◆ Instruction ◆
From the first line of the listing below to the line with "import plotly.graph_objects as go", print each line exactly, and nothing more. Leave out the pictures.

[START OF Data provided]

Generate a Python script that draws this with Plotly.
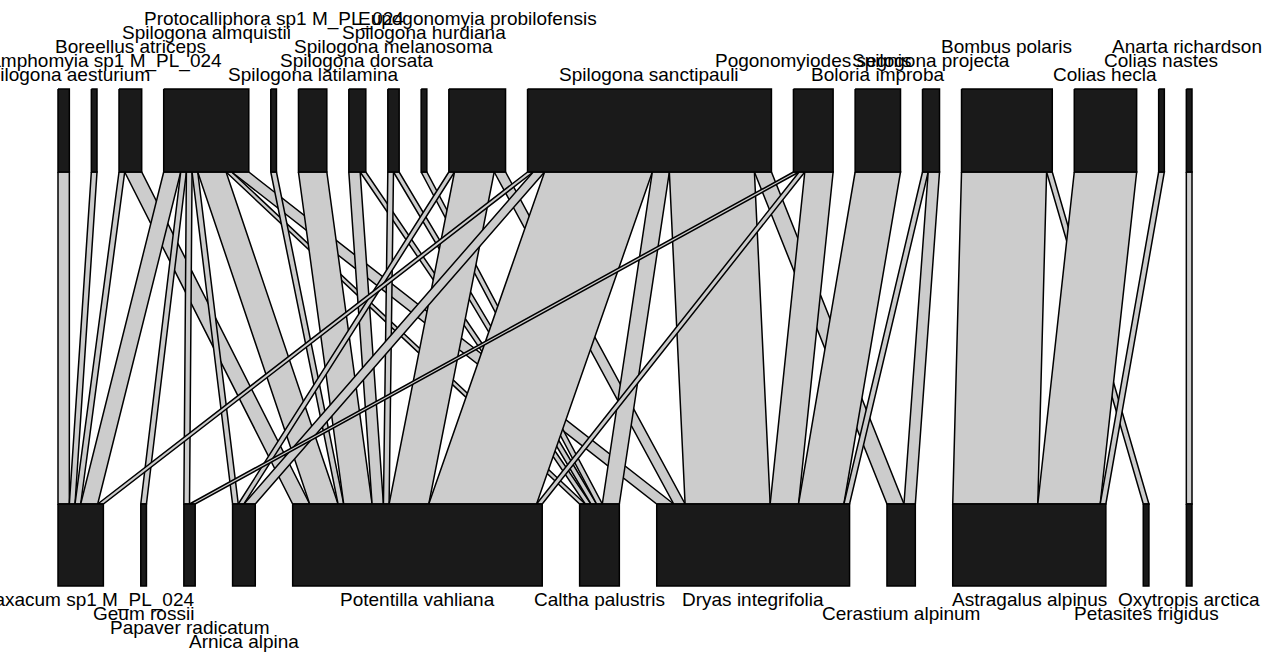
import plotly.graph_objects as go

# ---------------- data ----------------
pollinators = [
    "Spilogona aesturium", "Rhamphomyia sp1 M_PL_024", "Boreellus atriceps",
    "Spilogona almquistii", "Protocalliphora sp1 M_PL_024", "Spilogona latilamina",
    "Spilogona dorsata", "Spilogona melanosoma", "Spilogona hurdiana",
    "Eupogonomyia probilofensis", "Spilogona sanctipauli", "Pogonomyiodes segnis",
    "Boloria improba", "Spilogona projecta", "Bombus polaris", "Colias hecla",
    "Colias nastes", "Anarta richardsoni",
]
plants = [
    "Taraxacum sp1 M_PL_024", "Geum rossii", "Papaver radicatum", "Arnica alpina",
    "Potentilla vahliana", "Caltha palustris", "Dryas integrifolia",
    "Cerastium alpinum", "Astragalus alpinus", "Petasites frigidus", "Oxytropis arctica",
]
# interaction counts: one row per pollinator, columns follow `plants`
spilogona_aesturium      = [2, 0, 0, 0, 0, 0, 0, 0, 0, 0, 0]
rhamphomyia_sp1          = [1, 0, 0, 0, 0, 0, 0, 0, 0, 0, 0]
boreellus_atriceps       = [1, 0, 0, 0, 3, 0, 0, 0, 0, 0, 0]
spilogona_almquistii     = [3, 1, 1, 1, 5, 1, 3, 0, 0, 0, 0]
protocalliphora_sp1      = [0, 0, 0, 0, 1, 0, 0, 0, 0, 0, 0]
spilogona_latilamina     = [0, 0, 0, 0, 5, 0, 0, 0, 0, 0, 0]
spilogona_dorsata        = [0, 0, 0, 0, 2, 1, 0, 0, 0, 0, 0]
spilogona_melanosoma     = [0, 0, 0, 0, 1, 1, 0, 0, 0, 0, 0]
spilogona_hurdiana       = [0, 0, 0, 0, 0, 1, 0, 0, 0, 0, 0]
eupogonomyia_probilof    = [0, 0, 0, 1, 7, 0, 2, 0, 0, 0, 0]
spilogona_sanctipauli    = [1, 0, 0, 2, 19, 3, 15, 3, 0, 0, 0]
pogonomyiodes_segnis     = [0, 0, 1, 0, 1, 0, 5, 0, 0, 0, 0]
boloria_improba          = [0, 0, 0, 0, 0, 0, 8, 0, 0, 0, 0]
spilogona_projecta       = [0, 0, 0, 0, 0, 0, 1, 2, 0, 0, 0]
bombus_polaris           = [0, 0, 0, 0, 0, 0, 0, 0, 15, 1, 0]
colias_hecla             = [0, 0, 0, 0, 0, 0, 0, 0, 11, 0, 0]
colias_nastes            = [0, 0, 0, 0, 0, 0, 0, 0, 1, 0, 0]
anarta_richardsoni       = [0, 0, 0, 0, 0, 0, 0, 0, 0, 0, 1]

web = [
    spilogona_aesturium, rhamphomyia_sp1, boreellus_atriceps, spilogona_almquistii,
    protocalliphora_sp1, spilogona_latilamina, spilogona_dorsata, spilogona_melanosoma,
    spilogona_hurdiana, eupogonomyia_probilof, spilogona_sanctipauli, pogonomyiodes_segnis,
    boloria_improba, spilogona_projecta, bombus_polaris, colias_hecla, colias_nastes,
    anarta_richardsoni,
]

# label staggering tiers (layout only)
high_tier = [0, 1, 2, 3, 4, 0, 1, 2, 3, 4, 0, 1, 0, 1, 2, 0, 1, 2]
low_tier = [0, 1, 2, 3, 0, 0, 0, 1, 0, 1, 0]

# ---------------- layout (plot units == pixels) ----------------
W, H = 1262, 652
X0, X1 = 58.0, 1192.0
HIGH_TOP, HIGH_BOT = 89.0, 172.0
LOW_TOP, LOW_BOT = 504.0, 586.0
GAP_HIGH = 22.0

n_high, n_low = len(pollinators), len(plants)
high_tot = [sum(r) for r in web]
low_tot = [sum(web[i][j] for i in range(n_high)) for j in range(n_low)]
total = sum(high_tot)
GAP_LOW = GAP_HIGH * (n_high - 1) / (n_low - 1)
unit = ((X1 - X0) - GAP_HIGH * (n_high - 1)) / total

high_x = []
x = X0
for t in high_tot:
    high_x.append((x, x + t * unit))
    x += t * unit + GAP_HIGH
low_x = []
x = X0
for t in low_tot:
    low_x.append((x, x + t * unit))
    x += t * unit + GAP_LOW

# link segment positions on each box
high_seg = {}
for i in range(n_high):
    x = high_x[i][0]
    for j in range(n_low):
        v = web[i][j]
        if v > 0:
            high_seg[(i, j)] = (x, x + v * unit)
            x += v * unit
low_seg = {}
for j in range(n_low):
    x = low_x[j][0]
    for i in range(n_high):
        v = web[i][j]
        if v > 0:
            low_seg[(i, j)] = (x, x + v * unit)
            x += v * unit

LINK_FILL = "#CCCCCC"
BOX_FILL = "#1A1A1A"
LW = 1.5

fig = go.Figure()
for i in range(n_high):
    for j in range(n_low):
        if web[i][j] > 0:
            a, b = high_seg[(i, j)]
            c, d = low_seg[(i, j)]
            fig.add_trace(go.Scatter(
                x=[a, b, d, c, a], y=[HIGH_BOT, HIGH_BOT, LOW_TOP, LOW_TOP, HIGH_BOT],
                mode="lines", fill="toself", fillcolor=LINK_FILL,
                line=dict(color="black", width=LW), hoverinfo="skip", showlegend=False))

for (a, b) in high_x:
    fig.add_trace(go.Scatter(
        x=[a, b, b, a, a], y=[HIGH_TOP, HIGH_TOP, HIGH_BOT, HIGH_BOT, HIGH_TOP],
        mode="lines", fill="toself", fillcolor=BOX_FILL,
        line=dict(color="black", width=LW), hoverinfo="skip", showlegend=False))
for (a, b) in low_x:
    fig.add_trace(go.Scatter(
        x=[a, b, b, a, a], y=[LOW_TOP, LOW_TOP, LOW_BOT, LOW_BOT, LOW_TOP],
        mode="lines", fill="toself", fillcolor=BOX_FILL,
        line=dict(color="black", width=LW), hoverinfo="skip", showlegend=False))

FS = 19
FONT = dict(family="Liberation Sans, Arial, Helvetica, sans-serif", size=FS, color="black")
HIGH_BASE = 81.0
LOW_BASE = 606.5
STEP = 13.9
ann = []
for i, name in enumerate(pollinators):
    cx = (high_x[i][0] + high_x[i][1]) / 2
    base = HIGH_BASE - STEP * high_tier[i]
    ann.append(dict(x=cx, y=base - 0.3465 * FS, xref="x", yref="y", text=name,
                    showarrow=False, xanchor="center", yanchor="middle", font=FONT))
for j, name in enumerate(plants):
    cx = (low_x[j][0] + low_x[j][1]) / 2
    base = LOW_BASE + STEP * low_tier[j]
    ann.append(dict(x=cx, y=base - 0.3465 * FS, xref="x", yref="y", text=name,
                    showarrow=False, xanchor="center", yanchor="middle", font=FONT))

fig.update_layout(
    width=W, height=H, autosize=False,
    margin=dict(l=0, r=0, t=0, b=0, pad=0),
    paper_bgcolor="white", plot_bgcolor="white",
    xaxis=dict(range=[0, W], visible=False, fixedrange=True),
    yaxis=dict(range=[H, 0], visible=False, fixedrange=True),
    annotations=ann,
)
fig.write_html("out.html")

[END OF Data provided]

◆ Final result ◆
Generate a Python script that draws this with Plotly.
import plotly.graph_objects as go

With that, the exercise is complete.